A research team from the Ulsan National Institute of Science and Technology (UNIST), led by Professor John Chong from the Department of Physics, has recently discovered a groundbreaking principle of motion at the microscopic scale. Their findings show that objects can achieve directed motion by periodically changing their size in a liquid crystal medium. This innovative discovery has significant potential for many fields of research and could lead to the development of miniature robots in the future.

In their study, the team observed that air bubbles in the liquid crystal could move in one direction and change their size periodically, unlike the symmetric growth or contraction typically seen in air bubbles in other environments. Researchers were able to demonstrate this extraordinary phenomenon by inserting air bubbles the size of a human hair into the liquid crystal and adjusting the pressure.

The key to this phenomenon is the formation of phase defects along with air bubbles in the liquid crystal structure. These defects disrupt the symmetrical nature of the bubbles, allowing them to experience a unidirectional force despite their symmetrical shape. As the air bubbles fluctuate in size, they move in a fixed direction, pushing and pulling on the surrounding liquid crystal, defying the normal laws of physics.

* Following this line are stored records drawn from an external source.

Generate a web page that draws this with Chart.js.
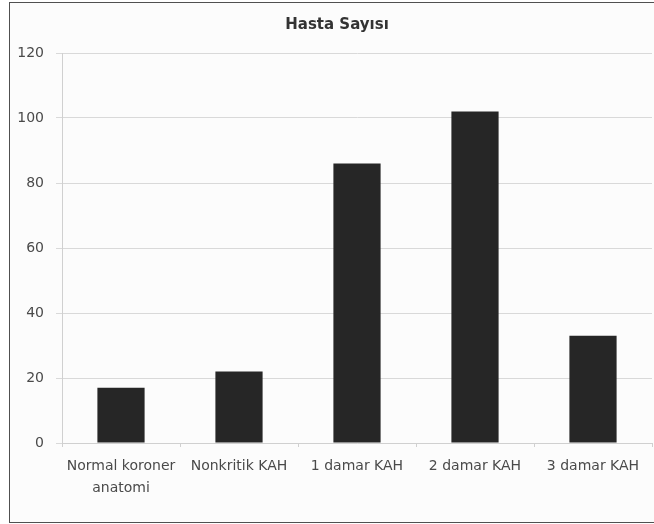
<!DOCTYPE html>
<html>
<head>
<meta charset="utf-8">
<script src="https://cdn.jsdelivr.net/npm/chart.js@4.4.1/dist/chart.umd.min.js"></script>
<style>
  html, body { margin: 0; padding: 0; background: #ffffff; overflow: hidden; }
  #frame {
    position: absolute; left: 9px; top: 2px; width: 680px; height: 521px;
    box-sizing: border-box; border: 1px solid #505050; background: #fcfcfc;
  }
  #wrap { position: absolute; left: 0; top: 0; width: 666px; height: 524px; }
</style>
</head>
<body>
<div id="frame"></div>
<div id="wrap"><canvas id="chart" width="666" height="524"></canvas></div>
<script>
// Hasta sayısı by coronary finding
const categories = [
  ['Normal koroner', 'anatomi'],
  'Nonkritik KAH',
  '1 damar KAH',
  '2 damar KAH',
  '3 damar KAH'
];
const hastaSayisi = [17, 22, 86, 102, 33];
const yTicks = [0, 20, 40, 60, 80, 100, 120];

const FONT = "'DejaVu Sans', 'Liberation Sans', sans-serif";

new Chart(document.getElementById('chart'), {
  type: 'bar',
  data: {
    labels: categories,
    datasets: [{
      label: 'Hasta Sayısı',
      data: hastaSayisi,
      backgroundColor: '#262626',
      borderWidth: 0,
      categoryPercentage: 1.0,
      barPercentage: 0.4
    }]
  },
  options: {
    responsive: false,
    animation: false,
    devicePixelRatio: 1,
    layout: { padding: { left: 10, right: 2, top: 3, bottom: 2 } },
    plugins: {
      legend: { display: false },
      tooltip: { enabled: false },
      title: {
        display: true,
        text: 'Hasta Sayısı',
        color: '#333333',
        font: { family: FONT, size: 15, weight: 'bold', lineHeight: 1.2 },
        padding: { top: 13, bottom: 19 }
      }
    },
    scales: {
      x: {
        grid: {
          display: true,
          drawOnChartArea: false,
          drawTicks: true,
          tickLength: 4,
          color: '#d0d0d0',
          offset: true
        },
        border: { display: true, color: '#d0d0d0' },
        ticks: {
          color: '#4a4a4a',
          padding: 9,
          maxRotation: 0,
          autoSkip: false,
          font: { family: FONT, size: 14, lineHeight: 1.55 }
        },
        afterFit: (scale) => { scale.height = 79; }
      },
      y: {
        min: 0,
        max: 120,
        afterBuildTicks: (scale) => { scale.ticks = yTicks.map(v => ({ value: v })); },
        grid: {
          color: '#d9d9d9',
          drawTicks: true,
          tickLength: 6
        },
        border: { display: true, color: '#d0d0d0' },
        ticks: {
          color: '#4a4a4a',
          padding: 12,
          font: { family: FONT, size: 14 }
        },
        afterFit: (scale) => { scale.width = 52; }
      },
      yRight: {
        position: 'right',
        display: true,
        grid: { display: false },
        border: { display: false },
        ticks: { display: false },
        afterFit: (scale) => { scale.width = 12; }
      }
    }
  }
});
</script>
</body>
</html>
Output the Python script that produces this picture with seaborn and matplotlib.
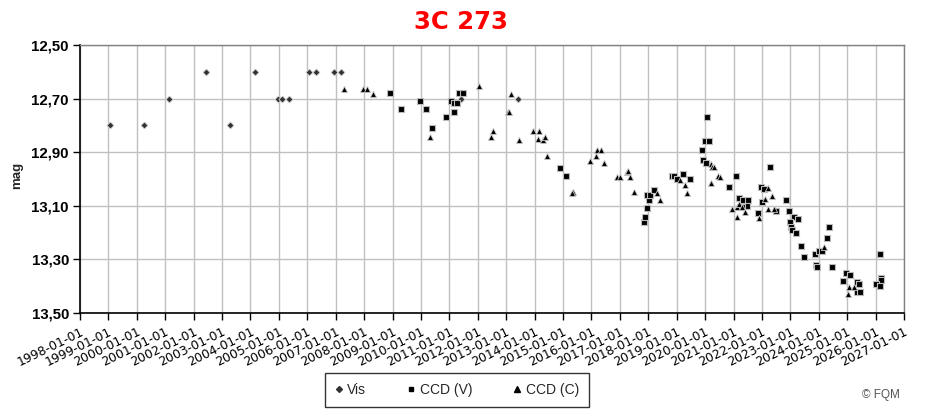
import numpy as np
import pandas as pd
import matplotlib
matplotlib.use("Agg")
import matplotlib.pyplot as plt
import seaborn as sns
from matplotlib.lines import Line2D

# ---------------- data ----------------
title = "3C 273"
years_ticks = list(range(1998, 2028))
tick_labels = [f"{y}-01-01" for y in years_ticks]
mag_ticks = [12.5, 12.7, 12.9, 13.1, 13.3, 13.5]

vis_t = [1999.06, 2000.25, 2001.12, 2002.42, 2003.28, 2004.16, 2004.96, 2005.11,
         2005.36, 2006.06, 2006.31, 2006.94, 2007.19, 2011.41, 2013.42]
vis_m = [12.80, 12.80, 12.70, 12.60, 12.80, 12.60, 12.70, 12.70,
         12.70, 12.60, 12.60, 12.60, 12.60, 12.70, 12.70]

ccdv_t = [2008.91, 2009.29, 2009.96, 2010.18, 2010.39,
          2010.88, 2011.15, 2011.05, 2011.15, 2011.27, 2011.33, 2011.47,
          2014.88, 2015.10,
          2017.84, 2017.90, 2017.96, 2018.02, 2017.97, 2018.07, 2018.19,
          2018.85, 2018.92, 2019.00, 2019.21, 2019.46,
          2020.06, 2019.99, 2020.14, 2019.88, 2019.92, 2020.03,
          2021.09, 2020.83,
          2021.19, 2021.35, 2021.50, 2021.47, 2021.29,
          2021.86,
          2021.96, 2022.08, 2022.29, 2022.01,
          2022.84, 2022.49, 2022.95, 2023.13, 2023.26, 2022.99, 2023.04, 2023.06, 2023.19,
          2023.38, 2023.48, 2023.87, 2023.90, 2023.94, 2024.02, 2024.12, 2024.28, 2024.36, 2024.47,
          2024.96, 2025.10, 2024.86, 2025.34, 2025.42, 2025.34, 2025.46,
          2026.16, 2026.19, 2026.19, 2026.02, 2026.16]
ccdv_m = [12.678, 12.738, 12.708, 12.738, 12.809,
          12.769, 12.750, 12.709, 12.718, 12.718, 12.678, 12.678,
          12.958, 12.988,
          13.159, 13.141, 13.107, 13.077, 13.059, 13.059, 13.041,
          12.988, 12.990, 12.999, 12.980, 12.999,
          12.768, 12.857, 12.857, 12.891, 12.929, 12.939,
          12.989, 13.029,
          13.070, 13.078, 13.078, 13.101, 13.103,
          13.128,
          13.029, 13.038, 12.956, 13.087,
          13.078, 13.119, 13.118, 13.141, 13.149, 13.159, 13.178, 13.190, 13.203,
          13.249, 13.290, 13.280, 13.321, 13.327, 13.269, 13.269, 13.219, 13.178, 13.327,
          13.351, 13.357, 13.379, 13.383, 13.391, 13.421, 13.421,
          13.279, 13.368, 13.377, 13.391, 13.398]

ccdc_t = [2007.29, 2007.95, 2008.10, 2008.32,
          2010.31,
          2012.04,
          2012.54, 2012.48,
          2013.17, 2013.05, 2013.10,
          2013.45, 2013.94, 2014.16, 2014.12, 2014.31, 2014.37, 2014.44,
          2015.35, 2015.32,
          2015.95, 2016.16, 2016.20, 2016.34, 2016.44,
          2016.91, 2017.01, 2017.24, 2017.30, 2017.36, 2017.48,
          2018.31, 2018.43,
          2019.12, 2019.28, 2019.37,
          2020.20, 2020.26, 2020.32, 2020.45, 2020.53, 2020.21,
          2020.94, 2021.11, 2021.19, 2021.30, 2021.42, 2021.11,
          2021.90,
          2022.21, 2022.37, 2022.11, 2022.21, 2022.44,
          2024.19,
          2025.07, 2025.24, 2025.03]
ccdc_m = [12.664, 12.664, 12.664, 12.682,
          12.842,
          12.652,
          12.822, 12.842,
          12.682, 12.751, 12.751,
          12.854, 12.822, 12.822, 12.852, 12.854, 12.842, 12.914,
          13.047, 13.052,
          12.932, 12.913, 12.893, 12.893, 12.941,
          12.991, 12.991, 12.973, 12.970, 12.991, 13.050,
          13.052, 13.079,
          13.003, 13.021, 13.051,
          12.944, 12.954, 12.956, 12.989, 12.993, 13.014,
          13.111, 13.106, 13.092, 13.106, 13.122, 13.143,
          13.144,
          13.032, 13.062, 13.075, 13.111, 13.111,
          13.253,
          13.402, 13.402, 13.430]

series_names = ["Vis", "CCD (V)", "CCD (C)"]

# ---------------- plot ----------------
sns.set_theme(style="white")
plt.rcParams["font.family"] = ["Liberation Sans", "DejaVu Sans"]

fig = plt.figure(figsize=(9.3, 4.15), dpi=100)
ax = fig.add_axes([80/930, 1 - 313/415, (904-80)/930, (313-45)/415])

df = pd.concat([
    pd.DataFrame({"t": vis_t, "mag": vis_m, "series": series_names[0]}),
    pd.DataFrame({"t": ccdv_t, "mag": ccdv_m, "series": series_names[1]}),
    pd.DataFrame({"t": ccdc_t, "mag": ccdc_m, "series": series_names[2]}),
])

styles = {
    "Vis": dict(marker="D", s=13, color="#333333", edgecolor="#dddddd", linewidth=0.6),
    "CCD (V)": dict(marker="s", s=20, color="black", edgecolor="#bbbbbb", linewidth=0.8),
    "CCD (C)": dict(marker="^", s=20, color="black", edgecolor="#cccccc", linewidth=0.6),
}
for name in series_names:
    sub = df[df["series"] == name]
    sns.scatterplot(data=sub, x="t", y="mag", ax=ax, legend=False, zorder=3, **styles[name])

ax.set_xlim(1998, 2027)
ax.set_ylim(13.5, 12.5)
ax.set_xticks(years_ticks)
ax.set_xticklabels(tick_labels, rotation=26, ha="right", rotation_mode="anchor",
                   fontsize=9, color="black", family=["DejaVu Sans"])
ax.set_yticks(mag_ticks)
ax.set_yticklabels([f"{m:.2f}".replace(".", ",") for m in mag_ticks],
                   fontsize=10.8, fontweight="bold", color="black")
ax.grid(True, color="#c0c0c0", linewidth=1.0)
ax.set_axisbelow(True)
ax.tick_params(axis="both", direction="out", length=5, width=1, color="black",
               bottom=True, left=True, pad=3)
ax.tick_params(axis="x", pad=4)
for side in ["left", "bottom"]:
    ax.spines[side].set_color("black")
    ax.spines[side].set_linewidth(1.2)
for side in ["top", "right"]:
    ax.spines[side].set_color("#808080")
    ax.spines[side].set_linewidth(1.0)
ax.set_xlabel("")
ax.set_ylabel("")
fig.text(17/930, 1 - 175/415, "mag", rotation=90, ha="center", va="center",
         fontsize=9.5, fontweight="bold")

fig.text(461/930, 1 - 22/415, title, ha="center", va="center", color="#ff0000",
         fontsize=17.5, fontweight="bold", family=["DejaVu Sans"])

handles = [
    Line2D([], [], linestyle="none", marker="D", markersize=3, color="#333333"),
    Line2D([], [], linestyle="none", marker="s", markersize=3.5, color="black"),
    Line2D([], [], linestyle="none", marker="^", markersize=3.8, color="black"),
]
leg = fig.legend(handles, series_names, loc="center", ncol=3,
                 bbox_to_anchor=(457/930, 1 - 390/415), frameon=True, fancybox=False,
                 edgecolor="black", fontsize=10, handlelength=0.5, handletextpad=0.35,
                 columnspacing=3.0, borderpad=0.75)
leg.get_frame().set_linewidth(1.0)

fig.text(881/930, 1 - 395/415, "© FQM", ha="center", va="center", fontsize=8.5, color="#555555")

fig.savefig("out.png", dpi=100)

“This groundbreaking observation demonstrates the ability of symmetrical objects to exhibit directional motion through symmetrical movements, a previously unseen phenomenon,” said Sung-Joe Kim, first author of the study. Additionally, he highlighted the applicability of this principle to a wide range of complex fluids beyond liquid crystals.

Professor Jeong commented: “This intriguing result highlights the importance of symmetry breaking in both time and space for movement at the microscopic level. It also promises to advance research in the development of microscopic robots.”